__What is required__: Only the number is wanted: count the lines that contain "chart".

** START Supplied information **

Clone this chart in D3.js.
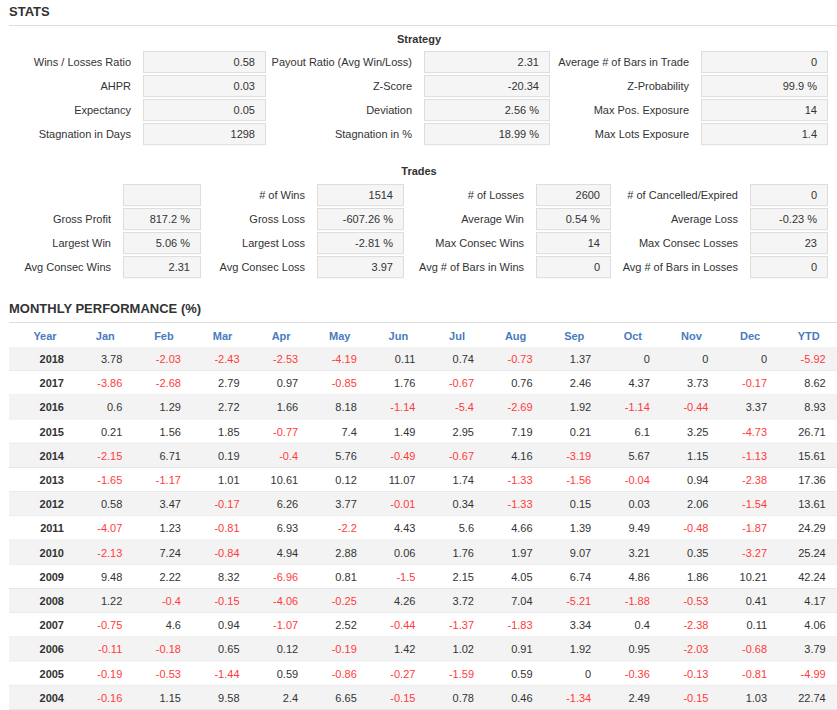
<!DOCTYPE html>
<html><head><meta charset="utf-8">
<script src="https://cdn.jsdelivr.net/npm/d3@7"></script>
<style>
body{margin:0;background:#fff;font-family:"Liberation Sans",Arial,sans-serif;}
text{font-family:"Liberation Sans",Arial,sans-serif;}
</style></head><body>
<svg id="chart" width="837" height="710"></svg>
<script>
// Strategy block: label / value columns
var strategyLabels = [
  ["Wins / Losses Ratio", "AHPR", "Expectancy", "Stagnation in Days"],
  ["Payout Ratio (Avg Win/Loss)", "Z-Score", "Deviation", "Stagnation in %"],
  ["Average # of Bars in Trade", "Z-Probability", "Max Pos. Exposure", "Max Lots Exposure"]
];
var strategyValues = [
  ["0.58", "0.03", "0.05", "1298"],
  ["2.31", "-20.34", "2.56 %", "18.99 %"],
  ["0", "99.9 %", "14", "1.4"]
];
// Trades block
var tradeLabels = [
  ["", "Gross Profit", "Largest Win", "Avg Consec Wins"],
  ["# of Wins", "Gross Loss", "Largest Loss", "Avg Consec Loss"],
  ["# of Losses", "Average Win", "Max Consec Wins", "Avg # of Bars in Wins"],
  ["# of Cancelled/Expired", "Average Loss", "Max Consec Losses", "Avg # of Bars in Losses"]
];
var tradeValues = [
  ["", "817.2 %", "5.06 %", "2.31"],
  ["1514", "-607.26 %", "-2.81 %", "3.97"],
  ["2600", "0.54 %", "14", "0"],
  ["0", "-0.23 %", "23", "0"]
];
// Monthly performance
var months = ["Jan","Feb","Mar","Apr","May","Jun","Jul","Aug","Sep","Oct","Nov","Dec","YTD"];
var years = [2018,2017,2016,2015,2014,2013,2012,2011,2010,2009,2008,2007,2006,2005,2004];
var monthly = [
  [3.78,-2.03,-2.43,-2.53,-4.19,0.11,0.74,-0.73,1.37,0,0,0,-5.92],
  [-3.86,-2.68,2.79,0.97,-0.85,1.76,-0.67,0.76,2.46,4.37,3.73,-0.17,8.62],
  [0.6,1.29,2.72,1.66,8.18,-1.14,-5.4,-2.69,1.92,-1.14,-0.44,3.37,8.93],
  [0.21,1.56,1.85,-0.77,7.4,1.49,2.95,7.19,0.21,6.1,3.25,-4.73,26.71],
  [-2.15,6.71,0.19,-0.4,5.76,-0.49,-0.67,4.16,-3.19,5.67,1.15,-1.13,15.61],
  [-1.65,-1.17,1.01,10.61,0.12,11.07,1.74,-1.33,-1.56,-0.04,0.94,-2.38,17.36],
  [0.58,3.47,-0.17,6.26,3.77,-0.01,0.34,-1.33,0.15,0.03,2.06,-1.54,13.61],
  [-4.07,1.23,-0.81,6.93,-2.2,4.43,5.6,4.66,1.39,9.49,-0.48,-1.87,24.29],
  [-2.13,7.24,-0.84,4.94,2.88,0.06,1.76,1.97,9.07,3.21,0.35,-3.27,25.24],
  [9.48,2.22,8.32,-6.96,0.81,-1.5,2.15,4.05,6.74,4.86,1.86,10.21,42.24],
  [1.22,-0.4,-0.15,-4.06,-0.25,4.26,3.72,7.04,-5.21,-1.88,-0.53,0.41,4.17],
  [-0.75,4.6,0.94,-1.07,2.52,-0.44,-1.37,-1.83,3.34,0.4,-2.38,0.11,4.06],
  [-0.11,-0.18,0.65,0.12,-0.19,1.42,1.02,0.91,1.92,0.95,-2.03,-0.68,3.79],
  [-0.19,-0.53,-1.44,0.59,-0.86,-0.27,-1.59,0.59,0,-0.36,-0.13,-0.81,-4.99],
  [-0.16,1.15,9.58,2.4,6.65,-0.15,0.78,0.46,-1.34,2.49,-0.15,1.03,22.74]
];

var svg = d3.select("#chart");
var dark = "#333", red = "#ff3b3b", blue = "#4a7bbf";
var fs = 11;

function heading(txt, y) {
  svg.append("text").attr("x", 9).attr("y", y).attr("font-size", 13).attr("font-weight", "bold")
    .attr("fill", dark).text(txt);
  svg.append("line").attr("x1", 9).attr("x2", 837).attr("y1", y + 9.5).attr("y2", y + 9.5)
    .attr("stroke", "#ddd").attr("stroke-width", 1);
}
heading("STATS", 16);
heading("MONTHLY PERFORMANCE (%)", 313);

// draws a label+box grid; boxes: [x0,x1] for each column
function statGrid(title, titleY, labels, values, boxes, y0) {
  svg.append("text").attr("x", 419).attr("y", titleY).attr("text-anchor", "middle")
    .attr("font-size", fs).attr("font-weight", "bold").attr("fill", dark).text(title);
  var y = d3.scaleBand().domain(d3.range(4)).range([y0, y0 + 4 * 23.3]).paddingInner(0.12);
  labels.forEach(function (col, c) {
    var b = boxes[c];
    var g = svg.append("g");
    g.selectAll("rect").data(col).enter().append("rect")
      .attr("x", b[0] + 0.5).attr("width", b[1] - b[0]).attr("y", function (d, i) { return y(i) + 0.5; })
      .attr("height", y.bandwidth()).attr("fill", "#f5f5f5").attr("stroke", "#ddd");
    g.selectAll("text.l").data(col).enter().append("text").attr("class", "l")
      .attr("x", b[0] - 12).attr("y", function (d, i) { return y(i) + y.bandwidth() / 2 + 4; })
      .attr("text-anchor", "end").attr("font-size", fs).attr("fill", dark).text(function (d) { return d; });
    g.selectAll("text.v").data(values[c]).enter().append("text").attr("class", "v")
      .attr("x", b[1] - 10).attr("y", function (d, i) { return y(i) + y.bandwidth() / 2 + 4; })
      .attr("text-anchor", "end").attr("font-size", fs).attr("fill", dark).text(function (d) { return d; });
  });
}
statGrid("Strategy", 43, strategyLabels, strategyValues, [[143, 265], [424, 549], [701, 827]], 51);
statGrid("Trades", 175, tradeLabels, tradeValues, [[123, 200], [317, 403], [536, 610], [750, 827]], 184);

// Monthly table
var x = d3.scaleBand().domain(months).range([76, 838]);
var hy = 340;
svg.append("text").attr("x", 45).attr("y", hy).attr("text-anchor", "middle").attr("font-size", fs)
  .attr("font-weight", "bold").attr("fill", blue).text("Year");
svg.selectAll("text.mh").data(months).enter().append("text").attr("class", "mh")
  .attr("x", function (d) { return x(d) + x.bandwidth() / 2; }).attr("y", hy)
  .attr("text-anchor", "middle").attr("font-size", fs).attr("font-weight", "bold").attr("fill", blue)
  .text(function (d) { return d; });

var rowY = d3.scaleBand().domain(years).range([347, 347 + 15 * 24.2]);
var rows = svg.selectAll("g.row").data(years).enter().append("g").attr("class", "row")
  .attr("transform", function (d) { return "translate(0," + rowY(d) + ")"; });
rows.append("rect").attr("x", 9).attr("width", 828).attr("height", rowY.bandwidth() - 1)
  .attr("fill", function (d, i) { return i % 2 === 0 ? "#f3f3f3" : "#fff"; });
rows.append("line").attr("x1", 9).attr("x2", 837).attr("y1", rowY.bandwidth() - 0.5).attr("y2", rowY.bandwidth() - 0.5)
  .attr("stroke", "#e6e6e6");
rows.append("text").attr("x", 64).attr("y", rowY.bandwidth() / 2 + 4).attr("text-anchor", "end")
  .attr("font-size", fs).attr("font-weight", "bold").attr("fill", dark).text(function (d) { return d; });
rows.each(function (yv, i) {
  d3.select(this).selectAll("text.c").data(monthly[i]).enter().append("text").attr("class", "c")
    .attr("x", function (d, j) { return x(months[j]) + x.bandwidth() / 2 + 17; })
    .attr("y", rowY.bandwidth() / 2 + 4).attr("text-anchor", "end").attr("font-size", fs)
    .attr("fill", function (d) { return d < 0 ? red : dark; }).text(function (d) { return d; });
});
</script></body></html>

** END Supplied information **

__Expected output__: 3